PCA provides cash flow, and projects on tap, however reserves of around 15 years.
Suncor should be able to use this cash flow and develop their longer life reserves cdn. oil sands.
should note looks like a good merger, still their is a surprising number of mergers that look good at frist then blow up.
negative: Suncor use to produce oil for 18 with thoughts of that falling, those days are gone forever. production costs seem to be climbing through the years.
prefer CNQ, though have SU in a drip/spp, when accumlate a position then transfer to my trading accounts.
SU should be in a trading range.
CGI Cdn. General investments
normally when you can buy a stock for $13 and has a nav of $16+ then it is a good deal, however remember in the mid 90s it would trade near a 30% dscount buy and then sell when it would be close to a 20% dscount.

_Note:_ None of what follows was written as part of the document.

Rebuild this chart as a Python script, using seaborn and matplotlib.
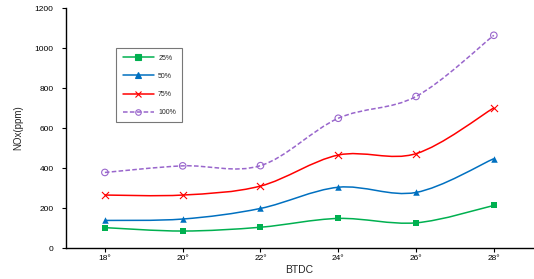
import numpy as np
import pandas as pd
import matplotlib
matplotlib.use("Agg")
import matplotlib.pyplot as plt
from matplotlib.path import Path
from matplotlib.patches import PathPatch
from matplotlib.lines import Line2D
import seaborn as sns

timing = [18, 20, 22, 24, 26, 28]
tick_labels = ["18°", "20°", "22°", "24°", "26°", "28°"]
load_25 = [102, 85, 104, 148, 126, 213]
load_50 = [138, 145, 198, 304, 278, 447]
load_75 = [265, 265, 310, 465, 472, 701]
load_100 = [378, 411, 412, 649, 758, 1064]
series_names = ["25%", "50%", "75%", "100%"]

sns.set_theme(style="white")
plt.rcParams["font.family"] = ["Liberation Sans", "DejaVu Sans"]

df = pd.DataFrame({
    "BTDC": timing * 4,
    "NOx": load_25 + load_50 + load_75 + load_100,
    "Load": sum([[n] * len(timing) for n in series_names], []),
})

colors = {"25%": "#00B050", "50%": "#0070C0", "75%": "#FF0000", "100%": "#9966CC"}
markers = {"25%": "s", "50%": "^", "75%": "x", "100%": "o"}
styles = {"25%": "-", "50%": "-", "75%": "-", "100%": (0, (3, 1.5))}

fig = plt.figure(figsize=(5.34, 2.79), dpi=100)
ax = fig.add_axes([0.1236, 0.111, 0.874, 0.86])


def smooth_path(xs, ys):
    pts = np.column_stack([xs, ys]).astype(float)
    verts = [pts[0]]
    codes = [Path.MOVETO]
    n = len(pts)
    for i in range(n - 1):
        p0 = pts[i - 1] if i > 0 else pts[i]
        p1 = pts[i]
        p2 = pts[i + 1]
        p3 = pts[i + 2] if i + 2 < n else pts[i + 1]
        c1 = p1 + (p2 - p0) / 6.0
        c2 = p2 - (p3 - p1) / 6.0
        verts += [c1, c2, p2]
        codes += [Path.CURVE4] * 3
    return Path(verts, codes)


handles = []
for name in series_names:
    sub = df[df["Load"] == name]
    c = colors[name]
    patch = PathPatch(smooth_path(sub["BTDC"].values, sub["NOx"].values),
                      facecolor="none", edgecolor=c, lw=1.1, linestyle=styles[name], zorder=2)
    ax.add_patch(patch)
    mfc = "none" if name == "100%" else c
    sns.scatterplot(x=sub["BTDC"], y=sub["NOx"], ax=ax, marker=markers[name],
                    s=22 if name != "75%" else 26, color=c, facecolor=mfc,
                    edgecolor=c, linewidth=0.8 if name in ("75%", "100%") else 0,
                    zorder=3, legend=False)
    handles.append(Line2D([], [], color=c, lw=1.1, linestyle=styles[name],
                          marker=markers[name], markersize=4,
                          markerfacecolor=mfc, markeredgecolor=c, markeredgewidth=0.8))

ax.set_xlim(17, 29)
ax.set_ylim(0, 1200)
ax.set_yticks(range(0, 1201, 200))
ax.set_xticks(timing)
ax.set_xticklabels(tick_labels)
ax.tick_params(axis="both", labelsize=6, length=3, width=0.8, direction="out",
               bottom=True, left=True, colors="black")
ax.tick_params(axis="x", pad=2)
ax.tick_params(axis="y", pad=6)
for s in ["top", "right"]:
    ax.spines[s].set_visible(False)
for s in ["left", "bottom"]:
    ax.spines[s].set_color("black")
    ax.spines[s].set_linewidth(1.0)
ax.set_xlabel("BTDC", fontsize=7.5, labelpad=2)
ax.set_ylabel("NOx(ppm)", fontsize=7, labelpad=8)

leg = ax.legend(handles, series_names, loc="upper left",
                bbox_to_anchor=(113 / 534, 1 - 45 / 279), bbox_transform=fig.transFigure,
                fontsize=5, frameon=True, fancybox=False, edgecolor="#555555",
                handlelength=4.5, labelspacing=1.6, borderpad=0.9, handletextpad=0.6)
leg.get_frame().set_linewidth(0.8)

fig.savefig("out.png", dpi=100)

at one time the stock was thought to be taken over and go from closed end, to an open one, the fund would have traded at the NAV. however believe people who run this fund are happy with the status quo, for years, or decades.
it use to beat the index, and perform well, in fact just a couple year ago would be much higher on the fund. it got walloped in the correction going from 30 to less than 10, to me that is a sign of not selling at stops, or falling a sleep at the wheel.
so now I own a big 45 shares, that is enough for now, may add to the position but can stay a very small investment in the drip/spp portfolio. also a thin trader, low number of trades.
if perfoamance improves then would add, will see how they do in the future.